>> Begin

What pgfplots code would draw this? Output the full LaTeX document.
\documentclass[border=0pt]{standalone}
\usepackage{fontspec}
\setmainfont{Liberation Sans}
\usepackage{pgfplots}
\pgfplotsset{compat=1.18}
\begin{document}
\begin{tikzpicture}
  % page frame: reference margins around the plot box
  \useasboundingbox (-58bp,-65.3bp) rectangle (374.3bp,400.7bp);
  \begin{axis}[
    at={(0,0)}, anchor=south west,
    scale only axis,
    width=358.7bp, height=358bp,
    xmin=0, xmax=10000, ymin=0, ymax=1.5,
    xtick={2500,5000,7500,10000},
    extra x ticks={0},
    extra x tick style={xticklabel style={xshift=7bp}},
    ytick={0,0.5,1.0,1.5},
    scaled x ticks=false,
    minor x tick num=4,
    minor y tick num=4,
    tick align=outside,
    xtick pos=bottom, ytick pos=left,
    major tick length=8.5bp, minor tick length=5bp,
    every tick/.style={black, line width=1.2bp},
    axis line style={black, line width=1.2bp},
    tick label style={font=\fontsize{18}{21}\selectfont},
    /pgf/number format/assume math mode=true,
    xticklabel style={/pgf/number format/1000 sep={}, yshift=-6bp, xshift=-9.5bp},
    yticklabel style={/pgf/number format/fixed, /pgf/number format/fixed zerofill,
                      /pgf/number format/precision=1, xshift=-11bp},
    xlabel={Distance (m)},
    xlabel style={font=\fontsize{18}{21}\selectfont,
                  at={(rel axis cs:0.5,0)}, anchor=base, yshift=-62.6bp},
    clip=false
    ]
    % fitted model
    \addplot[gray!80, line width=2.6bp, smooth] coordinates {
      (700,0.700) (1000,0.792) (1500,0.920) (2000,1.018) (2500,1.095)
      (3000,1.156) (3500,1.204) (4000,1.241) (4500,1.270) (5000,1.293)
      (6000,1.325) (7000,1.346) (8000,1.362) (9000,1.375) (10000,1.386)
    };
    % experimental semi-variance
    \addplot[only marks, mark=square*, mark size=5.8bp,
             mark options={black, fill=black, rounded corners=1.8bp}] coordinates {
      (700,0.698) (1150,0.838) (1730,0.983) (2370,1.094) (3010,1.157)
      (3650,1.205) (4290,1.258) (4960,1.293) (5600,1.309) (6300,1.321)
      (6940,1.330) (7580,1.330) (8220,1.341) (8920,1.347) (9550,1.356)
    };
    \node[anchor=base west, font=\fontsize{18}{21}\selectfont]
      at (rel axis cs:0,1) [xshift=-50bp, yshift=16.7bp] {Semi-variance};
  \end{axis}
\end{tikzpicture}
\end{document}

>> End

> [OBJECTIVE]: Transcribe the material above in its entirety. Match it exactly.

> [ANSWER TO THE EXERCISE]:
What pgfplots code would draw this? Output the full LaTeX document.
\documentclass[border=0pt]{standalone}
\usepackage{fontspec}
\setmainfont{Liberation Sans}
\usepackage{pgfplots}
\pgfplotsset{compat=1.18}
\begin{document}
\begin{tikzpicture}
  % page frame: reference margins around the plot box
  \useasboundingbox (-58bp,-65.3bp) rectangle (374.3bp,400.7bp);
  \begin{axis}[
    at={(0,0)}, anchor=south west,
    scale only axis,
    width=358.7bp, height=358bp,
    xmin=0, xmax=10000, ymin=0, ymax=1.5,
    xtick={2500,5000,7500,10000},
    extra x ticks={0},
    extra x tick style={xticklabel style={xshift=7bp}},
    ytick={0,0.5,1.0,1.5},
    scaled x ticks=false,
    minor x tick num=4,
    minor y tick num=4,
    tick align=outside,
    xtick pos=bottom, ytick pos=left,
    major tick length=8.5bp, minor tick length=5bp,
    every tick/.style={black, line width=1.2bp},
    axis line style={black, line width=1.2bp},
    tick label style={font=\fontsize{18}{21}\selectfont},
    /pgf/number format/assume math mode=true,
    xticklabel style={/pgf/number format/1000 sep={}, yshift=-6bp, xshift=-9.5bp},
    yticklabel style={/pgf/number format/fixed, /pgf/number format/fixed zerofill,
                      /pgf/number format/precision=1, xshift=-11bp},
    xlabel={Distance (m)},
    xlabel style={font=\fontsize{18}{21}\selectfont,
                  at={(rel axis cs:0.5,0)}, anchor=base, yshift=-62.6bp},
    clip=false
    ]
    % fitted model
    \addplot[gray!80, line width=2.6bp, smooth] coordinates {
      (700,0.700) (1000,0.792) (1500,0.920) (2000,1.018) (2500,1.095)
      (3000,1.156) (3500,1.204) (4000,1.241) (4500,1.270) (5000,1.293)
      (6000,1.325) (7000,1.346) (8000,1.362) (9000,1.375) (10000,1.386)
    };
    % experimental semi-variance
    \addplot[only marks, mark=square*, mark size=5.8bp,
             mark options={black, fill=black, rounded corners=1.8bp}] coordinates {
      (700,0.698) (1150,0.838) (1730,0.983) (2370,1.094) (3010,1.157)
      (3650,1.205) (4290,1.258) (4960,1.293) (5600,1.309) (6300,1.321)
      (6940,1.330) (7580,1.330) (8220,1.341) (8920,1.347) (9550,1.356)
    };
    \node[anchor=base west, font=\fontsize{18}{21}\selectfont]
      at (rel axis cs:0,1) [xshift=-50bp, yshift=16.7bp] {Semi-variance};
  \end{axis}
\end{tikzpicture}
\end{document}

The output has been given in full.